A complete working PowerShell script can be found in Appendix.

To verify the change:

  1. Navigate to https://CLUSTERNAME.azurehdinsight.net/ where CLUSTERNAME is the name of your cluster.
  2. From the left menu, navigate to Hive > Configs > Advanced.
  3. Expand Advanced hive-site.
  4. Locate hive.metastore.client.socket.timeout and confirm the value is 90s.

Some more samples on customizing other configuration files:

# hdfs-site.xml configuration
$HdfsConfigValues = @{ "dfs.blocksize"="64m" } #default is 128MB in HDI 3.0 and 256MB in HDI 2.1

# core-site.xml configuration
$CoreConfigValues = @{ "ipc.client.connect.max.retries"="60" } #default 50

# mapred-site.xml configuration
$MapRedConfigValues = @{ "mapreduce.task.timeout"="1200000" } #default 600000

# oozie-site.xml configuration
$OozieConfigValues = @{ "oozie.service.coord.normal.default.timeout"="150" }  # default 120

Use .NET SDK

See Azure HDInsight SDK for .NET.

Use Resource Manager template

You can use bootstrap in Resource Manager template:

"configurations": {
    "hive-site": {
        "hive.metastore.client.connect.retry.delay": "5",
        "hive.execution.engine": "mr",
        "hive.security.authorization.manager": "org.apache.hadoop.hive.ql.security.authorization.DefaultHiveAuthorizationProvider"
    }
}

Hadoop customizes cluster bootstrap Azure Resource Manager template

Sample Resource Manager template snippet to switch configuration in spark2-defaults to periodically clean up event logs from storage.

"configurations": {
    "spark2-defaults": {
        "spark.history.fs.cleaner.enabled": "true",
        "spark.history.fs.cleaner.interval": "7d",
        "spark.history.fs.cleaner.maxAge": "90d"
    }
}

See also

Appendix: PowerShell sample

This PowerShell script creates an HDInsight cluster and customizes a Hive setting. Be sure to enter values for $nameToken, $httpPassword, and $sshPassword.

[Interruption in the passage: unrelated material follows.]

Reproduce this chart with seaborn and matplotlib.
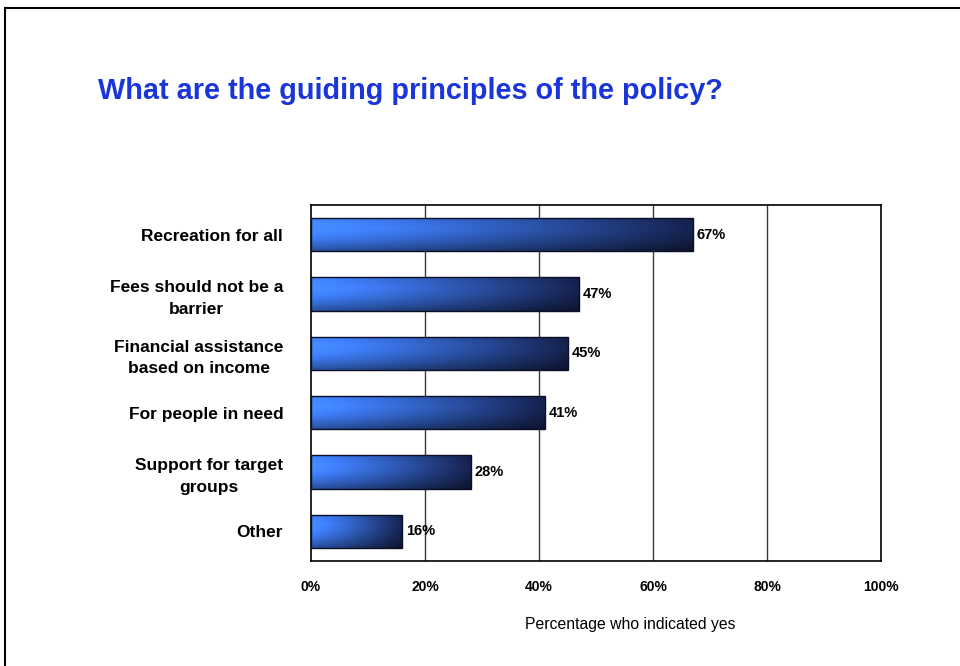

####################################
# Set these variables
####################################
#region - used for creating Azure service names
$nameToken = "<ENTER AN ALIAS>"
#endregion

#region - cluster user accounts
$httpUserName = "admin"  #HDInsight cluster username
$httpPassword = '<ENTER A PASSWORD>'

$sshUserName = "sshuser" #HDInsight ssh user name
$sshPassword = '<ENTER A PASSWORD>'
#endregion

####################################
# Service names and varialbes
####################################
#region - service names
$namePrefix = $nameToken.ToLower() + (Get-Date -Format "MMdd")

$resourceGroupName = $namePrefix + "rg"
$hdinsightClusterName = $namePrefix + "hdi"
$defaultStorageAccountName = $namePrefix + "store"
$defaultBlobContainerName = $hdinsightClusterName

$location = "East US"
#endregion


####################################
# Connect to Azure
####################################
#region - Connect to Azure subscription
Write-Host "`nConnecting to your Azure subscription ..." -ForegroundColor Green
$sub = Get-AzSubscription -ErrorAction SilentlyContinue
if(-not($sub))
{
    Connect-AzAccount
}

# If you have multiple subscriptions, set the one to use
# Select-AzSubscription -SubscriptionId "<SUBSCRIPTIONID>"

#endregion

#region - Create an HDInsight cluster
####################################
# Create dependent components
####################################
Write-Host "Creating a resource group ..." -ForegroundColor Green
New-AzResourceGroup `
    -Name  $resourceGroupName `
    -Location $location

Write-Host "Creating the default storage account and default blob container ..."  -ForegroundColor Green
New-AzStorageAccount `
    -ResourceGroupName $resourceGroupName `
    -Name $defaultStorageAccountName `
    -Location $location `
    -SkuName Standard_LRS `
    -Kind StorageV2 `
    -EnableHttpsTrafficOnly 1

# Note: Storage account kind BlobStorage cannot be used as primary storage.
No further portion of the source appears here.